Convinced from his tests of sample sets that the electric self-starter was practical, Leland announced that the new device would go on his 1912 car. It was now late in 1910. Time again was of the essence for work in the barn, and time was beginning to run out. As with ignition, trouble came. When the new Cadillac car arrived at the barn it was discovered that the engineers at Detroit had not left sufficient room for the self-starter. This meant new drawings and new designs. With this obstacle hurdled, disaster broke. While driving on a stretch of bad road between Dayton and Xenia, Kettering’s car slid into a ditch. The impact not only smashed the car but broke one of his ankles. The foot was put into a cast and Kettering was ordered to remain in bed for two weeks.

On the morning after the accident a telegram from Detroit brought the news that the only Cadillac car equipped with one of the electric self-starters had caught fire in Leland’s garage. The starter was badly damaged. Within twenty-four hours Kettering was under that car, his crutches on the ground alongside, and his cast-bound leg sticking out from beneath the chassis. He brought the bruised and blackened starter back to life and action.
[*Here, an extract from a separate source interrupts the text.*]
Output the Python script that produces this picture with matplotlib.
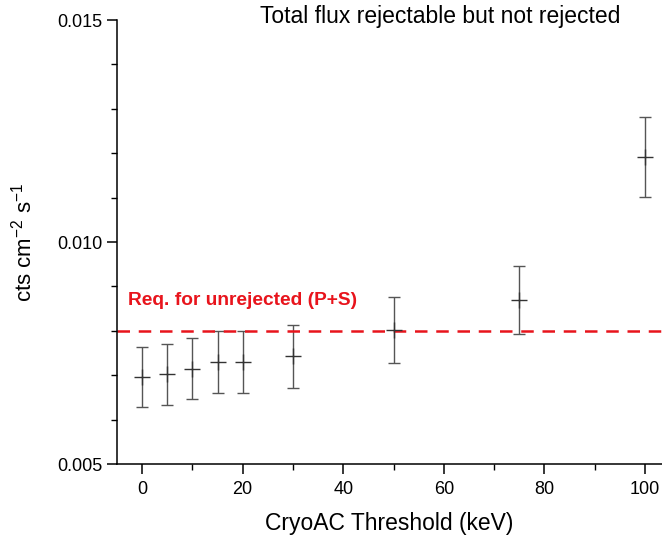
import matplotlib
matplotlib.use("Agg")
import matplotlib.pyplot as plt
from matplotlib.ticker import MultipleLocator

plt.rcParams['font.family'] = ['Liberation Sans', 'DejaVu Sans']
plt.rcParams['mathtext.fontset'] = 'custom'
plt.rcParams['mathtext.rm'] = 'Liberation Sans'

thresholds = [0, 5, 10, 15, 20, 30, 50, 75, 100]
flux = [0.00696, 0.00702, 0.00715, 0.00730, 0.00730, 0.00743, 0.00802, 0.00869, 0.01192]
flux_err = [0.00068, 0.00068, 0.00069, 0.00069, 0.00069, 0.00071, 0.00074, 0.00076, 0.00090]
requirement = 0.008

fig = plt.figure(figsize=(6.62, 5.38), dpi=100)
ax = fig.add_axes([0.1767, 0.1375, 0.8233, 0.8253])

ax.errorbar(thresholds, flux, yerr=flux_err, fmt='+', color='#333333', ecolor='#555555',
            markersize=11, markeredgewidth=1.0, elinewidth=1.0, capsize=4.5, capthick=1.0)
ax.axhline(requirement, color='#e8141c', linestyle=(0, (5, 3.5)), linewidth=1.8)
ax.text(-2.8, 0.00869, 'Req. for unrejected (P+S)', color='#e8141c', fontsize=13.8,
        fontweight='bold', ha='left', va='center')
ax.text(0.593, 1.007, 'Total flux rejectable but not rejected', transform=ax.transAxes,
        fontsize=16.5, ha='center', va='center')

ax.set_xlim(-5, 103.4)
ax.set_ylim(0.005, 0.015)
ax.xaxis.set_major_locator(MultipleLocator(20))
ax.xaxis.set_minor_locator(MultipleLocator(10))
ax.yaxis.set_major_locator(MultipleLocator(0.005))
ax.yaxis.set_minor_locator(MultipleLocator(0.001))
ax.yaxis.set_major_formatter(plt.FormatStrFormatter('%.3f'))

for s in ['top', 'right']:
    ax.spines[s].set_visible(False)
for s in ['left', 'bottom']:
    ax.spines[s].set_linewidth(1.1)
ax.tick_params(which='major', direction='out', length=7, width=1.1, labelsize=13)
ax.tick_params(which='minor', direction='out', length=4, width=1.0)
ax.tick_params(axis='x', which='major', pad=5)

ax.set_xlabel('CryoAC Threshold (keV)', fontsize=16.5)
ax.set_ylabel('cts cm$^{-2}$ s$^{-1}$', fontsize=16)
ax.xaxis.set_label_coords(0.5, -0.107)
ax.yaxis.set_label_coords(-0.147, 0.5)

fig.savefig('out.png', dpi=100)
Now developed a new source of anxiety. Battery manufacturers, cautious and skeptical, maintained that no electric storage battery could be produced that would meet the requirements imposed. Delco needed thousands of batteries. In their dilemma a new ally came to their aid. He was O. Lee Harrison, salesman for the Electric Storage and Battery Company of Philadelphia, one of the largest concerns of its kind in the country.
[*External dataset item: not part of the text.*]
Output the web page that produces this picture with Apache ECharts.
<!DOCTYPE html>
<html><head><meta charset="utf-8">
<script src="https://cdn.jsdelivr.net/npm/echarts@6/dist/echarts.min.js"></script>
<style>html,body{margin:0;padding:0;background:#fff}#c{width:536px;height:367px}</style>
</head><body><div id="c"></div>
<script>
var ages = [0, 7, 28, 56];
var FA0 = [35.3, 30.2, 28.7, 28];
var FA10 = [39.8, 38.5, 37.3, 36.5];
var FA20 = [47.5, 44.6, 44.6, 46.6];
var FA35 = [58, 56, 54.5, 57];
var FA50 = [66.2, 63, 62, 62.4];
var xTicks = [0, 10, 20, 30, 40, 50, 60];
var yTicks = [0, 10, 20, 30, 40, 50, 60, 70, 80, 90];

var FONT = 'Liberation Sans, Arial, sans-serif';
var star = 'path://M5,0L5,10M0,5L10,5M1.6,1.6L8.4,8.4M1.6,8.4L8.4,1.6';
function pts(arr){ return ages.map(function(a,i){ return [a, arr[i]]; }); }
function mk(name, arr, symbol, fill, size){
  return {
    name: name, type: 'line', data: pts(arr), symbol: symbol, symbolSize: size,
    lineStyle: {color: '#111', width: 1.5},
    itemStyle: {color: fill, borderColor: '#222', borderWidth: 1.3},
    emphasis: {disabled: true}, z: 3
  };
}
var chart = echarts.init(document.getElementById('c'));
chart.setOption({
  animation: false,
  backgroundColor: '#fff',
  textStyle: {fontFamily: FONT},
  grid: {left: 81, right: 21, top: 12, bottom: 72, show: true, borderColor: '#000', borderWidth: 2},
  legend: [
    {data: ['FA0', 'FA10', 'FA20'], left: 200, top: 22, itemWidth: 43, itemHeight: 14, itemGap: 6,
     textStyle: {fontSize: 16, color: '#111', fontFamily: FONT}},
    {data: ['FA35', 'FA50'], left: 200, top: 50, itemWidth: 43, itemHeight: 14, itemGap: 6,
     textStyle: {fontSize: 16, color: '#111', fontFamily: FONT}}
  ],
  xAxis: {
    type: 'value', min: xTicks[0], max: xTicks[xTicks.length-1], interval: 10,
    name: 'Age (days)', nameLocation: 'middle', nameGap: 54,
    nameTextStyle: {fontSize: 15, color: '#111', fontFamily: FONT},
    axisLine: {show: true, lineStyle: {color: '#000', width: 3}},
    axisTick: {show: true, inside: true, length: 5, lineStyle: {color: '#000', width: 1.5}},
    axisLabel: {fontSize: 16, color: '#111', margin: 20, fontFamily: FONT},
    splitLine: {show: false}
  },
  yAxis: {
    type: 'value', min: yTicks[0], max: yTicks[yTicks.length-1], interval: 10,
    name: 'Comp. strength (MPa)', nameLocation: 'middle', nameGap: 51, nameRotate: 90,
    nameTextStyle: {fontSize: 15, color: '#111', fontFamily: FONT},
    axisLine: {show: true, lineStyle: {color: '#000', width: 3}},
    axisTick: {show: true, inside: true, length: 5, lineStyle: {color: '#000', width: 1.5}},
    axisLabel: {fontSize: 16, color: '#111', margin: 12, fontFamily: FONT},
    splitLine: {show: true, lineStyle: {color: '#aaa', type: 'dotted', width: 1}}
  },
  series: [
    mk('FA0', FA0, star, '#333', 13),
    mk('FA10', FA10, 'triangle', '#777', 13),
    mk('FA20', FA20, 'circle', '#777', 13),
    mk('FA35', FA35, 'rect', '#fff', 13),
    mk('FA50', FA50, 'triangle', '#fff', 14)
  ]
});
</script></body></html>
He worked out of the Cleveland branch and while at Steubenville, Ohio he received this wire from the manager:

“We have a letter from the Dayton Engineering Laboratories Company signed by a man named Kettering who wants to buy 5,000 storage batteries. Go down and see what he looks like.”

Harrison went to the little Delco office in the United Brethren Building. Wearing an old golf cap, Kettering was seated in a swivel chair with his feet propped up on the top of a desk. To him Harrison said:

“I am looking for a man named Kettering who wants to buy 5,000 storage batteries. I don’t expect to sell him but I want to see what he looks like.”
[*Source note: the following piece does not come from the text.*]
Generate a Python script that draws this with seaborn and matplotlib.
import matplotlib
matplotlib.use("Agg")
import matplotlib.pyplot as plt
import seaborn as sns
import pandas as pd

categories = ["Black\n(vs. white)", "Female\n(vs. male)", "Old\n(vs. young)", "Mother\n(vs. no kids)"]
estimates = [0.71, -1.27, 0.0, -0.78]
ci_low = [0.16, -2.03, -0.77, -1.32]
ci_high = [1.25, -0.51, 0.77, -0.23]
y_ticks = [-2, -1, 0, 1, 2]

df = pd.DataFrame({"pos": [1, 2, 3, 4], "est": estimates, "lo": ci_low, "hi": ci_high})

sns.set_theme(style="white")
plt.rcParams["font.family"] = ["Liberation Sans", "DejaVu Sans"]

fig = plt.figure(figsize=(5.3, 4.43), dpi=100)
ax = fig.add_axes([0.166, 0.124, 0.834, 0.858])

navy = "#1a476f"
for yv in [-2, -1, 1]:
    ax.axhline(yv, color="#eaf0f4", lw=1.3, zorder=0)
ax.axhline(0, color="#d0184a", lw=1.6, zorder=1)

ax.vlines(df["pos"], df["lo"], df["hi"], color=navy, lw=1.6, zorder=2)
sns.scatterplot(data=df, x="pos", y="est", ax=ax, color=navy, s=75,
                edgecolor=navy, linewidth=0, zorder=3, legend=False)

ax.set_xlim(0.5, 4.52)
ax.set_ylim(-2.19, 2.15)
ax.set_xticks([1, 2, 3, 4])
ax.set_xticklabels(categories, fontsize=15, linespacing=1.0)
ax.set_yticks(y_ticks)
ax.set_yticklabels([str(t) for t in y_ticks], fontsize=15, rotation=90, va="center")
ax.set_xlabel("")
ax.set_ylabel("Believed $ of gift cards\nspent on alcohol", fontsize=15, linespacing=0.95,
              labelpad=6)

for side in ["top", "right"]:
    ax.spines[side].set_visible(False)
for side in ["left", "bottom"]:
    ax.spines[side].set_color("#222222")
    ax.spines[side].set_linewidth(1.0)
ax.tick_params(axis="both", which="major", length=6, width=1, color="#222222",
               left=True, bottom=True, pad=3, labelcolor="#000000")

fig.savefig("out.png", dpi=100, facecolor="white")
The man at the desk dropped his feet to the floor and said:

“I am Kettering.”

Kettering took Harrison to the barn and showed him the self-starter. In its original form it had sprockets and wheels and looked like a McCormick binder. When Harrison said it reminded him of the farm, Kettering remarked that he, too, was a farm boy. From that moment the two men clicked. Harrison went to Philadelphia and urged the sale of 5,000 batteries. When the President of the company asked about Delco credit Harrison responded that they had no rating at all but that “they had something.”